• _SET TASK_
Give every line of the data again, unchanged, but with no pictures.

• _AVAILABLE DATA_
## Start

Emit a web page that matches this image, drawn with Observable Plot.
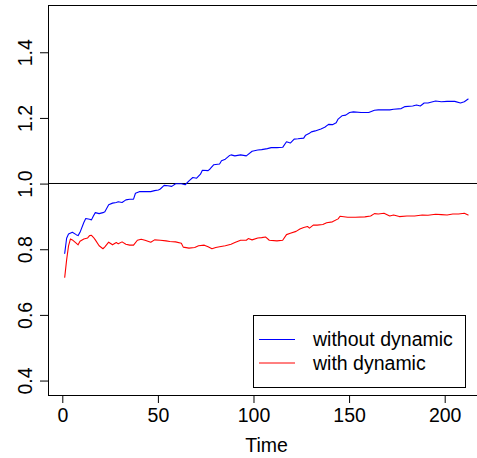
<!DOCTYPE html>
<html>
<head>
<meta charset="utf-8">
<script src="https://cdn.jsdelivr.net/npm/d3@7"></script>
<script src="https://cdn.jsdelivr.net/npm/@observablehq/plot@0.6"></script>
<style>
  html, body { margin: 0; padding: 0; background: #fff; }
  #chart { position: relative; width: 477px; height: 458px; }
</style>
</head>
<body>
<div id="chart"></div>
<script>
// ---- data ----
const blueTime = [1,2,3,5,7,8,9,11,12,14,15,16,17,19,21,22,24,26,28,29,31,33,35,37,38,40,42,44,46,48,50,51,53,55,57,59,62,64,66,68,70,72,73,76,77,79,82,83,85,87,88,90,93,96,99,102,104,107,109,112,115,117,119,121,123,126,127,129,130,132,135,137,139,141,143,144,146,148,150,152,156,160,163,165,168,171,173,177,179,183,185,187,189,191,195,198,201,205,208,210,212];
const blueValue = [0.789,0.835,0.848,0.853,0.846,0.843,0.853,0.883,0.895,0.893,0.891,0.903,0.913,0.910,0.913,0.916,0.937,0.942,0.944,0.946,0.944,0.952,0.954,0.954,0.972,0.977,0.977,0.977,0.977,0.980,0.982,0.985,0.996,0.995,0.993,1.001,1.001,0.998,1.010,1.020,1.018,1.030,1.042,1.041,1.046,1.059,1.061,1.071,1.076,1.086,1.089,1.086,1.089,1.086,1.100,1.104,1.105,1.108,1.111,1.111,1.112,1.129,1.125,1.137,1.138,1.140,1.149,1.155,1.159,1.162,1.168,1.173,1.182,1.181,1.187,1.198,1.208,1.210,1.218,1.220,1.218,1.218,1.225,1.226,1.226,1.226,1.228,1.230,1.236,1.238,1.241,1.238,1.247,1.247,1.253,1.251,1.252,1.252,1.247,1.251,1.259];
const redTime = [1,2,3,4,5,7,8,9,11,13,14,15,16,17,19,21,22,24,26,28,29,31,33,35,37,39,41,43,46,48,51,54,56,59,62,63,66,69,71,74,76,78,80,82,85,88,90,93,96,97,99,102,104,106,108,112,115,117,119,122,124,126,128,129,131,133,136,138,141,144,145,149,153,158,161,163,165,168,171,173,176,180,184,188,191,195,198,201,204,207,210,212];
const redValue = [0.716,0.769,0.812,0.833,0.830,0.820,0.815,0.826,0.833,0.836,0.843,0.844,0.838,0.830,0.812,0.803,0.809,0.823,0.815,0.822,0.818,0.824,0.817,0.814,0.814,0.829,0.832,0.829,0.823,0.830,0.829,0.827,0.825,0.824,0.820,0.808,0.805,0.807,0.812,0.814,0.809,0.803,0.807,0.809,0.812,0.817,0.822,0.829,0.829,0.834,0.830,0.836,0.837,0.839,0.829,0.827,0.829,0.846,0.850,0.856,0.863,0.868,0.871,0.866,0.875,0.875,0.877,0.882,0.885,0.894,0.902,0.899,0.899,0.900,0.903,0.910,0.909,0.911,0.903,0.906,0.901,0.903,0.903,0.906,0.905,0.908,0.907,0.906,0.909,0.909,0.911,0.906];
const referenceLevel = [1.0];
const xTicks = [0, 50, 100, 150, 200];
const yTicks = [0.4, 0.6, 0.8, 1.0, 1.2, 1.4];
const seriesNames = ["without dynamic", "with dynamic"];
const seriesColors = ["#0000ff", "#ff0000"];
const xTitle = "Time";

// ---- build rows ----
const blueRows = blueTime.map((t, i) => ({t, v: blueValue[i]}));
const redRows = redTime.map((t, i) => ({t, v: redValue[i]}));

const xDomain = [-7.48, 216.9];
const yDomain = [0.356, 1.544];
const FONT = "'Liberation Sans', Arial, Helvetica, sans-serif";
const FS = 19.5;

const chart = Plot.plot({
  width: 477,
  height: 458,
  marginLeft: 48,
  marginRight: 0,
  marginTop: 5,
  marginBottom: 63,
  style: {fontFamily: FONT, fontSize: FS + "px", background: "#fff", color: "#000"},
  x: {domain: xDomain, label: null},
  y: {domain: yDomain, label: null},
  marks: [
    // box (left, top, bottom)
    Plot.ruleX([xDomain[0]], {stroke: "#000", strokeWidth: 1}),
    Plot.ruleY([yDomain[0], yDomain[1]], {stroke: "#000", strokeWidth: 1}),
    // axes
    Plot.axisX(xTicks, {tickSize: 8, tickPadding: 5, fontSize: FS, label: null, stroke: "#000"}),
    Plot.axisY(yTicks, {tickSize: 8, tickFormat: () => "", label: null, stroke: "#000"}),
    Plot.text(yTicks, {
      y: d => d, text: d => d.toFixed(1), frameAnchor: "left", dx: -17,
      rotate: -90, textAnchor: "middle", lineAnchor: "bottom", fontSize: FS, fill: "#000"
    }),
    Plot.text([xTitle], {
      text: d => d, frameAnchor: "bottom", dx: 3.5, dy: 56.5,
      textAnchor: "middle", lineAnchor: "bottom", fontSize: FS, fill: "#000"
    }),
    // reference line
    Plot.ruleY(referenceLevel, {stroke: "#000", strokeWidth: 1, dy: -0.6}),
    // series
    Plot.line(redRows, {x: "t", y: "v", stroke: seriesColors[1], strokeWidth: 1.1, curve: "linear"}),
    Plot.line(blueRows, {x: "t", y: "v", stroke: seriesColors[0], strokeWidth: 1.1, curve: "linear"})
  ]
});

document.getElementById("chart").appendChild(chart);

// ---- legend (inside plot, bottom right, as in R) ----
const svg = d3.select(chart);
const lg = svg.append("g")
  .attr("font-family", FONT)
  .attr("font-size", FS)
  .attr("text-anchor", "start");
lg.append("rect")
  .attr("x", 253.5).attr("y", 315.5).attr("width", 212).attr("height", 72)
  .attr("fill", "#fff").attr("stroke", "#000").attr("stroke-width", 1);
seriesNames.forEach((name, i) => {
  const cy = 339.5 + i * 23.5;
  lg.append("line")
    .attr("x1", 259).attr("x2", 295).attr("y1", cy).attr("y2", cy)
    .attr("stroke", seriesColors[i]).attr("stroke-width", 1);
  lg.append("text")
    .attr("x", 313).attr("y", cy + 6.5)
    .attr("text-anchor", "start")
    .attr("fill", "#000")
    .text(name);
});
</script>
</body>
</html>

## End

• _RESPONSE TO THE TASK_
Emit a web page that matches this image, drawn with Observable Plot.
<!DOCTYPE html>
<html>
<head>
<meta charset="utf-8">
<script src="https://cdn.jsdelivr.net/npm/d3@7"></script>
<script src="https://cdn.jsdelivr.net/npm/@observablehq/plot@0.6"></script>
<style>
  html, body { margin: 0; padding: 0; background: #fff; }
  #chart { position: relative; width: 477px; height: 458px; }
</style>
</head>
<body>
<div id="chart"></div>
<script>
// ---- data ----
const blueTime = [1,2,3,5,7,8,9,11,12,14,15,16,17,19,21,22,24,26,28,29,31,33,35,37,38,40,42,44,46,48,50,51,53,55,57,59,62,64,66,68,70,72,73,76,77,79,82,83,85,87,88,90,93,96,99,102,104,107,109,112,115,117,119,121,123,126,127,129,130,132,135,137,139,141,143,144,146,148,150,152,156,160,163,165,168,171,173,177,179,183,185,187,189,191,195,198,201,205,208,210,212];
const blueValue = [0.789,0.835,0.848,0.853,0.846,0.843,0.853,0.883,0.895,0.893,0.891,0.903,0.913,0.910,0.913,0.916,0.937,0.942,0.944,0.946,0.944,0.952,0.954,0.954,0.972,0.977,0.977,0.977,0.977,0.980,0.982,0.985,0.996,0.995,0.993,1.001,1.001,0.998,1.010,1.020,1.018,1.030,1.042,1.041,1.046,1.059,1.061,1.071,1.076,1.086,1.089,1.086,1.089,1.086,1.100,1.104,1.105,1.108,1.111,1.111,1.112,1.129,1.125,1.137,1.138,1.140,1.149,1.155,1.159,1.162,1.168,1.173,1.182,1.181,1.187,1.198,1.208,1.210,1.218,1.220,1.218,1.218,1.225,1.226,1.226,1.226,1.228,1.230,1.236,1.238,1.241,1.238,1.247,1.247,1.253,1.251,1.252,1.252,1.247,1.251,1.259];
const redTime = [1,2,3,4,5,7,8,9,11,13,14,15,16,17,19,21,22,24,26,28,29,31,33,35,37,39,41,43,46,48,51,54,56,59,62,63,66,69,71,74,76,78,80,82,85,88,90,93,96,97,99,102,104,106,108,112,115,117,119,122,124,126,128,129,131,133,136,138,141,144,145,149,153,158,161,163,165,168,171,173,176,180,184,188,191,195,198,201,204,207,210,212];
const redValue = [0.716,0.769,0.812,0.833,0.830,0.820,0.815,0.826,0.833,0.836,0.843,0.844,0.838,0.830,0.812,0.803,0.809,0.823,0.815,0.822,0.818,0.824,0.817,0.814,0.814,0.829,0.832,0.829,0.823,0.830,0.829,0.827,0.825,0.824,0.820,0.808,0.805,0.807,0.812,0.814,0.809,0.803,0.807,0.809,0.812,0.817,0.822,0.829,0.829,0.834,0.830,0.836,0.837,0.839,0.829,0.827,0.829,0.846,0.850,0.856,0.863,0.868,0.871,0.866,0.875,0.875,0.877,0.882,0.885,0.894,0.902,0.899,0.899,0.900,0.903,0.910,0.909,0.911,0.903,0.906,0.901,0.903,0.903,0.906,0.905,0.908,0.907,0.906,0.909,0.909,0.911,0.906];
const referenceLevel = [1.0];
const xTicks = [0, 50, 100, 150, 200];
const yTicks = [0.4, 0.6, 0.8, 1.0, 1.2, 1.4];
const seriesNames = ["without dynamic", "with dynamic"];
const seriesColors = ["#0000ff", "#ff0000"];
const xTitle = "Time";

// ---- build rows ----
const blueRows = blueTime.map((t, i) => ({t, v: blueValue[i]}));
const redRows = redTime.map((t, i) => ({t, v: redValue[i]}));

const xDomain = [-7.48, 216.9];
const yDomain = [0.356, 1.544];
const FONT = "'Liberation Sans', Arial, Helvetica, sans-serif";
const FS = 19.5;

const chart = Plot.plot({
  width: 477,
  height: 458,
  marginLeft: 48,
  marginRight: 0,
  marginTop: 5,
  marginBottom: 63,
  style: {fontFamily: FONT, fontSize: FS + "px", background: "#fff", color: "#000"},
  x: {domain: xDomain, label: null},
  y: {domain: yDomain, label: null},
  marks: [
    // box (left, top, bottom)
    Plot.ruleX([xDomain[0]], {stroke: "#000", strokeWidth: 1}),
    Plot.ruleY([yDomain[0], yDomain[1]], {stroke: "#000", strokeWidth: 1}),
    // axes
    Plot.axisX(xTicks, {tickSize: 8, tickPadding: 5, fontSize: FS, label: null, stroke: "#000"}),
    Plot.axisY(yTicks, {tickSize: 8, tickFormat: () => "", label: null, stroke: "#000"}),
    Plot.text(yTicks, {
      y: d => d, text: d => d.toFixed(1), frameAnchor: "left", dx: -17,
      rotate: -90, textAnchor: "middle", lineAnchor: "bottom", fontSize: FS, fill: "#000"
    }),
    Plot.text([xTitle], {
      text: d => d, frameAnchor: "bottom", dx: 3.5, dy: 56.5,
      textAnchor: "middle", lineAnchor: "bottom", fontSize: FS, fill: "#000"
    }),
    // reference line
    Plot.ruleY(referenceLevel, {stroke: "#000", strokeWidth: 1, dy: -0.6}),
    // series
    Plot.line(redRows, {x: "t", y: "v", stroke: seriesColors[1], strokeWidth: 1.1, curve: "linear"}),
    Plot.line(blueRows, {x: "t", y: "v", stroke: seriesColors[0], strokeWidth: 1.1, curve: "linear"})
  ]
});

document.getElementById("chart").appendChild(chart);

// ---- legend (inside plot, bottom right, as in R) ----
const svg = d3.select(chart);
const lg = svg.append("g")
  .attr("font-family", FONT)
  .attr("font-size", FS)
  .attr("text-anchor", "start");
lg.append("rect")
  .attr("x", 253.5).attr("y", 315.5).attr("width", 212).attr("height", 72)
  .attr("fill", "#fff").attr("stroke", "#000").attr("stroke-width", 1);
seriesNames.forEach((name, i) => {
  const cy = 339.5 + i * 23.5;
  lg.append("line")
    .attr("x1", 259).attr("x2", 295).attr("y1", cy).attr("y2", cy)
    .attr("stroke", seriesColors[i]).attr("stroke-width", 1);
  lg.append("text")
    .attr("x", 313).attr("y", cy + 6.5)
    .attr("text-anchor", "start")
    .attr("fill", "#000")
    .text(name);
});
</script>
</body>
</html>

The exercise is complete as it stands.